FreeTDS works well. Why would you have to use ODBC?
Whether this question is genuine, or weekend astroturf, we should not perpetuate a myth that a Big Data, or Business Intelligence project should all be about choosing a technology.
Yes we all get excited about our big racks of flashy equipment, and we can brag about being terascale, petascale or whatever. This is not what it is all about.
I suggest your first search is for recent Big Data projects that really aren't unlocking the value that they thought they would. Find companies that have these enormous deployments, and huge datatstores, but can't seem to find any ROI. You will then understand the basic principle.
Finally, understand that 'Big Data' does have a firm root in certain approaches and technologies, but it has become 90% hyperbole and marketing speak. You hardly ever hear about BI anymore, and a lot of Big Data proponents would hapily see you 'throw out' a lot of the history - mainly because they have a box/service to sell and wouldn't want you to catch on that there might be more to it.
If you want to do this, and you are not just the weekend marketing machine, then talk to some of the guys around here to understand more. If you ARE, then please stop perpetuating a myth.

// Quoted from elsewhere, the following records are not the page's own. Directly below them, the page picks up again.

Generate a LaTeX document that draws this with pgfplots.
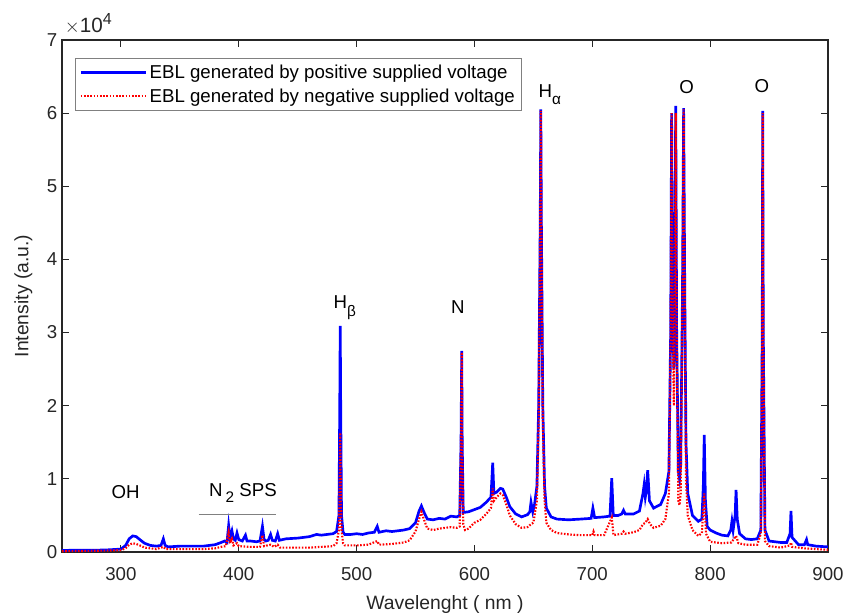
\documentclass[border=0pt]{standalone}
\usepackage{pgfplots}
\pgfplotsset{compat=1.18}
\usepackage{fontspec}
\setmainfont{Liberation Sans}
\definecolor{axgray}{rgb}{0.15,0.15,0.15}
\begin{document}
\begin{tikzpicture}
\begin{axis}[
  scale only axis,
  width=574.5pt, height=384pt,
  xmin=250, xmax=900, ymin=0, ymax=70000,
  xtick={300,400,500,600,700,800,900},
  xticklabels={300,400,500,600,700,800,900},
  ytick={0,10000,20000,30000,40000,50000,60000,70000},
  yticklabels={0,1,2,3,4,5,6,7},
  scaled y ticks=false,
  tick label style={font=\fontsize{14}{16}\selectfont, color=axgray},
  xticklabel style={yshift=-8pt},
  label style={font=\fontsize{14.5}{17}\selectfont, color=axgray},
  xlabel={Wavelenght ( nm )},
  ylabel={Intensity (a.u.)},
  xlabel style={yshift=-4pt},
  ylabel style={yshift=4pt},
  axis line style={color=axgray, line width=0.9pt},
  tick style={color=axgray, line width=0.8pt},
  major tick length=5pt,
  tick align=inside,
  legend style={at={(rel axis cs:0.017,0.965)}, anchor=north west, draw=gray, line width=0.6pt,
     font=\fontsize{14}{17}\selectfont, inner xsep=3pt, inner ysep=3pt, row sep=2pt},
  legend cell align=left,
  legend image post style={xscale=2.85},
  clip=true,
]
\addplot[blue, line width=2pt] table {
250 200
260 250
270 250
280 250
290 300
300 400
304 900
307 1800
310 2200
313 2100
316 1700
320 1200
325 900
330 800
334 900
336 1800
337.5 900
340 700
350 800
360 800
370 800
380 1000
385 1300
388 1500
390 1300
391.4 3600
392.5 2000
394.2 2900
395.5 1800
397 1600
398.5 2600
400 1700
403 1500
405.7 2300
407 1500
410 1500
415 1400
418 1500
420.1 3500
421.5 1700
423 1500
425 1600
427 2400
428.5 1600
431 1500
433 2500
434.5 1600
440 1800
450 1900
460 2100
466 2400
470 2300
475 2400
480 2500
483 2800
485 5000
485.7 20000
486.1 30900
486.5 20000
487.2 5000
488.5 2700
490 2400
495 2400
500 2500
505 2400
510 2600
515 2700
517.5 3500
519 2700
525 2900
530 2800
540 3000
545 3200
550 4000
553 5600
555 6300
557 5500
560 4500
565 4400
570 4600
575 4500
580 4900
585 4800
587.5 5000
588.6 15000
589.2 27500
589.6 15000
590.5 5400
595 5500
600 5800
605 6100
610 6800
614 7500
615.5 12200
616.5 8000
619 8200
622 8700
624 8600
627 7500
630 6200
635 5200
640 4800
645 5100
647 5500
648 6800
649.5 5500
651 6500
653 9000
654.5 20000
655.8 45000
656.3 60500
656.8 45000
658 20000
659.5 9000
661 6000
665 4800
670 4500
680 4400
690 4500
699 4600
700.5 6000
702 4700
710 4800
715 4900
716.5 10100
717.8 5000
722 5000
725 5200
726.5 5700
728 5200
735 5200
740 5600
743 8000
744 9200
745 7500
746 8500
747 11200
748.5 7000
752 6000
758 6500
762 8000
765 11000
766.5 30000
767.3 60000
768 35000
769.2 25000
770 40000
770.8 61000
771.6 30000
773 11000
774 10000
775 12000
776.5 35000
777.5 60700
778.5 35000
779.5 15000
781 8000
785 5000
790 4200
793 4500
794.2 9000
795 16000
796 7000
797.5 3500
800 3000
805 2600
810 2300
815 2200
817.5 3000
818.5 4200
819.5 3000
821.2 5000
822 8500
823 4500
825 2500
830 1800
835 1700
840 1800
843 3000
844.2 30000
844.6 60300
845.1 30000
846.5 3000
850 1500
855 1400
860 1300
865 1300
867.8 2500
868.6 5600
869.5 2000
875 1000
880 1000
881.8 1700
882.8 1000
890 800
900 700
};
\addlegendentry{EBL generated by positive supplied voltage}
\addplot[red, line width=1.6pt, dash pattern=on 1.2pt off 1.2pt] table {
250 100
270 150
290 200
300 250
304 500
307 1000
310 1200
313 1100
316 900
320 600
330 400
336 700
338 400
350 400
370 400
380 500
385 700
389 800
391.4 2700
392.5 1200
394.2 1800
395.5 900
398.5 1200
400 800
410 700
418 700
420.1 2300
421.5 800
427 1000
430 700
433 1000
435 600
440 600
460 600
470 700
480 800
483 1200
485 3000
485.7 10000
486.1 16300
486.5 10000
487.2 3000
488.5 1200
490 900
500 900
510 1000
517.5 1500
519 1000
530 1100
540 1300
545 1600
550 2800
553 4500
555 5500
557 4500
560 3200
565 3000
570 3200
580 3400
585 3300
587.5 3500
588.6 15000
589.2 27300
589.6 15000
590.5 3800
592 3000
595 3200
600 4000
605 4400
610 5200
614 6000
615.5 8700
616.5 7000
619 7500
622 8000
624 7800
627 6500
630 5000
635 3800
640 3300
645 3400
648 3800
650 4000
653 7000
654.5 18000
655.8 45000
656.3 60300
656.8 45000
658 18000
659.5 7000
661 4000
665 3000
670 2600
680 2400
690 2300
700 2300
701 2800
702 2300
710 2300
716.5 4700
718 2300
725 2500
726.5 2800
728 2500
735 2700
740 3000
743 3800
745 4000
747 4500
749 3800
752 3300
758 3600
762 4500
765 8000
766.5 30000
767.3 60000
768 35000
769.2 20000
770 35000
770.8 60000
771.6 30000
773 7000
774 6400
775 8000
776.5 35000
777.5 60500
778.5 35000
779.5 10000
781 5000
785 3000
790 2200
793 2600
795 8000
796.5 2500
800 1400
810 1200
818 1300
822 2200
824 1200
830 1000
840 1000
843 2500
844.2 30000
844.6 60000
845.1 30000
846.5 1500
850 800
860 600
867.8 900
868.6 1300
869.5 700
880 500
890 400
900 300
};
\addlegendentry{EBL generated by negative supplied voltage}
\begin{scope}[every node/.style={font=\fontsize{14}{16}\selectfont, inner sep=0pt}]
\node at (axis cs:304,8200) {OH};
\node at (axis cs:403.5,8100) {N\,\raisebox{-0.6ex}{\fontsize{11.5}{12}\selectfont 2} SPS};
\draw[gray, line width=0.8pt] (axis cs:366,5100) -- (axis cs:432,5100);
\node at (axis cs:490,33400) {H\raisebox{-0.75ex}{\fontsize{11.5}{12}\selectfont β}};
\node at (axis cs:586,33500) {N};
\node at (axis cs:664,62500) {H\raisebox{-0.75ex}{\fontsize{11.5}{12}\selectfont α}};
\node at (axis cs:780,63600) {O};
\node at (axis cs:844,63700) {O};
\end{scope}
\coordinate (tl) at (rel axis cs:0,1);
\end{axis}
\node[anchor=south west, color=axgray, font=\fontsize{15.5}{17}\selectfont, inner sep=0pt] at ([xshift=2pt,yshift=4pt]tl) {$\times$10\raisebox{0.8ex}{\fontsize{12}{13}\selectfont 4}};
\pgfresetboundingbox
\path[use as bounding box] (-46.5pt,-47.25pt) rectangle (586.5pt,414pt);
\end{tikzpicture}
\end{document}
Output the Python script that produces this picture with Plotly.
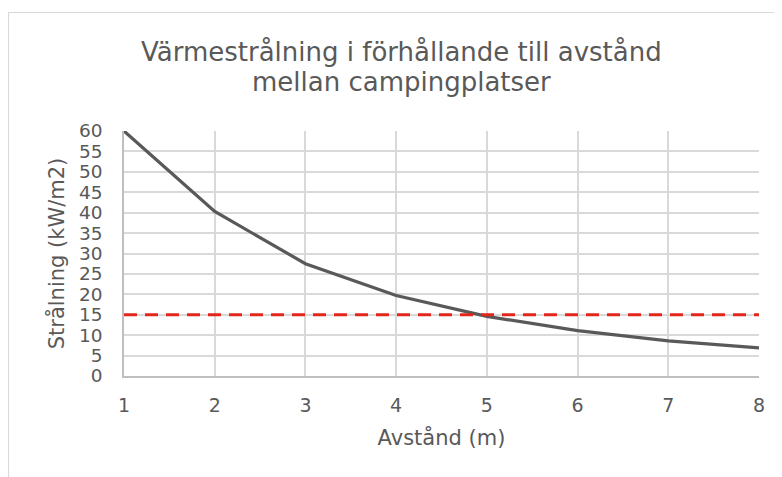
import plotly.graph_objects as go

avstand = [1, 2, 3, 4, 5, 6, 7, 8]
stralning = [60, 40.3, 27.5, 19.7, 14.6, 11.1, 8.6, 6.9]
grans = [15, 15, 15, 15, 15, 15, 15, 15]
titel_rader = ["Värmestrålning i förhållande till avstånd", "mellan campingplatser"]

W, H = 782, 477
L, T = 116, 123
pw, ph = 635, 245
R, B = W - L - pw, H - T - ph

def px(x):
    return (x - L) / pw

def py(y):
    return (T + ph - y) / ph

fig = go.Figure()
fig.add_trace(go.Scatter(x=avstand, y=stralning, mode="lines",
                         line=dict(color="#595959", width=3.2), showlegend=False))
fig.add_trace(go.Scatter(x=avstand, y=grans, mode="lines",
                         line=dict(color="#e3261c", width=3.2, dash="13px,8px"), showlegend=False))

font = "DejaVu Sans"
grey = "#595959"
fig.update_layout(
    width=W, height=H,
    margin=dict(l=L, r=R, t=T, b=B),
    paper_bgcolor="white", plot_bgcolor="white",
    font=dict(family=font, color=grey),
    xaxis=dict(range=[1, 8], dtick=1, tick0=1, showgrid=True, gridcolor="#d9d9d9", gridwidth=1.5,
               showline=True, linecolor="#bfbfbf", linewidth=1.5, zeroline=False,
               ticks="", ticklabelstandoff=11, tickfont=dict(size=19, color=grey),
               title=dict(text="Avstånd (m)", font=dict(size=21, color=grey), standoff=16)),
    yaxis=dict(range=[0, 60], dtick=5, showgrid=True, gridcolor="#d9d9d9", gridwidth=1.5,
               showline=True, linecolor="#bfbfbf", linewidth=1.5, zeroline=False,
               ticks="", ticklabelstandoff=16, tickfont=dict(size=18.5, color=grey),
               title=dict(text="Strålning (kW/m2)", font=dict(size=21, color=grey), standoff=9)),
)

for rad, yc in zip(titel_rader, [44, 74]):
    fig.add_annotation(text=rad, xref="paper", yref="paper", x=px(393), y=py(yc),
                       xanchor="center", yanchor="middle", showarrow=False,
                       font=dict(family=font, size=26, color=grey))

fig.add_shape(type="rect", xref="paper", yref="paper",
              x0=px(0.5), x1=1.2, y0=-0.6, y1=py(4.5),
              line=dict(color="#d9d9d9", width=1.2), fillcolor="rgba(0,0,0,0)", layer="below")

fig.write_html("out.html")
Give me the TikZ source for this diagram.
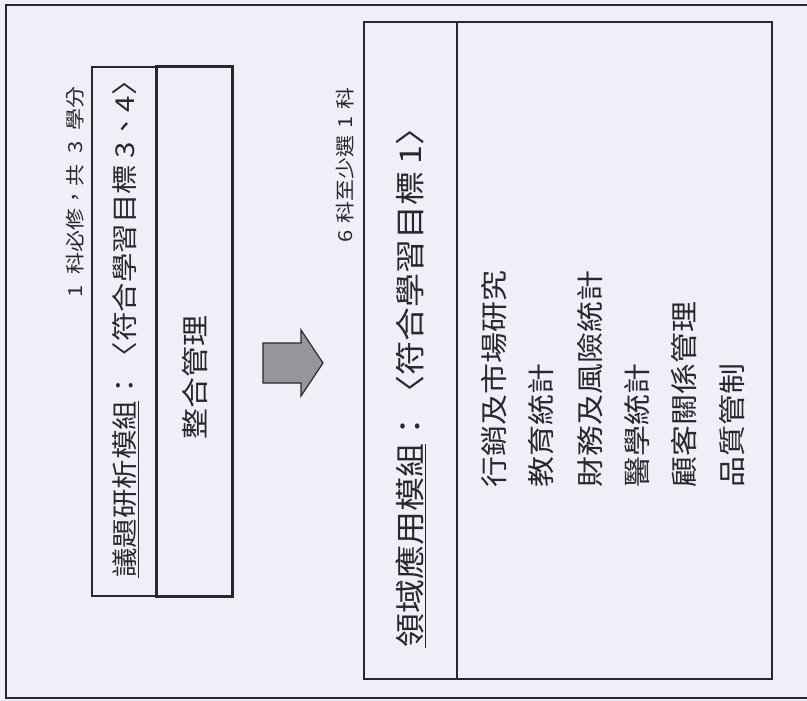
\documentclass[tikz,border=0pt]{standalone}
\usepackage{fontspec}
\usepackage{graphicx}
\newfontfamily\cjk{Noto Sans CJK TC}
\definecolor{paper}{RGB}{238,239,247}
\definecolor{ink}{RGB}{40,40,44}
\definecolor{arrowgray}{RGB}{150,150,154}
\tikzset{
  vtext/.style={rotate=90, inner sep=0pt, text=ink},
  thinbox/.style={draw=ink, line width=1.4pt},
  thickbox/.style={draw=ink, line width=3pt},
  framebox/.style={draw=ink, line width=1.8pt},
}
\newcommand{\vt}[2]{{\cjk\fontsize{#1}{#1}\selectfont\scalebox{1}[0.88]{#2}}}
\begin{document}
\begin{tikzpicture}[x=1pt,y=-1pt]
\fill[paper] (0,0) rectangle (807,701);
\useasboundingbox (0,0) rectangle (807,701);
% outer frame (right side runs off the page)
\draw[framebox] (815,5) -- (6,5) -- (6,698) -- (815,698);
% left module box
\draw[thinbox] (92,67) rectangle (156,596);
\draw[thickbox] (156,67) rectangle (232,596);
% right module box
\draw[thinbox] (364,22) rectangle (772,679);
\draw[thinbox] (457,22) -- (457,679);
% block arrow
\draw[draw=ink, line width=1.2pt, fill=arrowgray, line join=miter]
  (263,343) -- (301,343) -- (301,330) -- (323,363) -- (301,396) -- (301,383) -- (263,383) -- cycle;
% notes
\node[vtext] (note1) at (75,192) {\vt{22}{1\hspace{0.5em}科必修，共\hspace{0.5em}3\hspace{0.5em}學分}};
\node[vtext] (note2) at (345,165) {\vt{22}{6\hspace{0.3em}科至少選\hspace{0.3em}1\hspace{0.3em}科}};
% titles
\node[vtext, anchor=west] (title1) at (126,578) {\vt{29.5}{\underline{議題研析模組}：〈符合學習目標 3、4〉}};
\node[vtext, anchor=west] (core) at (195,440) {\vt{31}{整合管理}};
\node[vtext, anchor=west] (title2) at (411,648) {\vt{34}{\underline{領域應用模組}：〈符合學習目標 1〉}};
% course list
\node[vtext, anchor=west] (c1) at (494,488) {\vt{31}{行銷及市場研究}};
\node[vtext, anchor=west] (c2) at (541,488) {\vt{31}{教育統計}};
\node[vtext, anchor=west] (c3) at (590,488) {\vt{31}{財務及風險統計}};
\node[vtext, anchor=west] (c4) at (637,488) {\vt{31}{醫學統計}};
\node[vtext, anchor=west] (c5) at (684,488) {\vt{31}{顧客關係管理}};
\node[vtext, anchor=west] (c6) at (732,488) {\vt{31}{品質管制}};
\end{tikzpicture}
\end{document}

(disclosure: I have worked with VLDB for many years, using ORACLE, SQL Server, mySQL, Teradata, Netezza, Qlikview and a bunch of other technologies. ALL of them can unlock value in your data. ALL of them can process very large datasets. Yes really, I have processed Billions of rows through SQL Server even in it's early incarnations.
None of them can TELL you where the value is in your data.)
Personally, I think that the RedShift suggestion is perfect for OP. Judging by the vague requirements ("the big boss wants to get on the Big Data bandwagon!"), OP's company has no clue what it wants to do with its Big Data yet. So why throw down a ton of cash on a solution without having a good idea of what problem needs solving?
Playing around with RedShift a bit and seeing what value they can extract from their data would be a great pilot program. Later, once they know what they're doing, they can implement their "real" solution.
They don't grade fathers, but if your daughter's a stripper, you fucked up. --Chris Rock
Get a good ETL person... Generally worth more than the hardware.
A bad one can grind ANY hardware you might get into dust.
(I roll an R610 with FusionIO and the Microsoft BI stack for sales, purchasing, and inventory analysis; 300GB post-process worth of data)
LOL = captcha "salaries"
When a piece of data come in, store it everywhere you need it. This might be aggregated tables (if you don't use indexed views) or whatever you may need. If you have background processes like ETL, you'll use a lot of your hardware for processing at the expense of queries.
Avoid ETL. You've got one shot to store your data everywhere.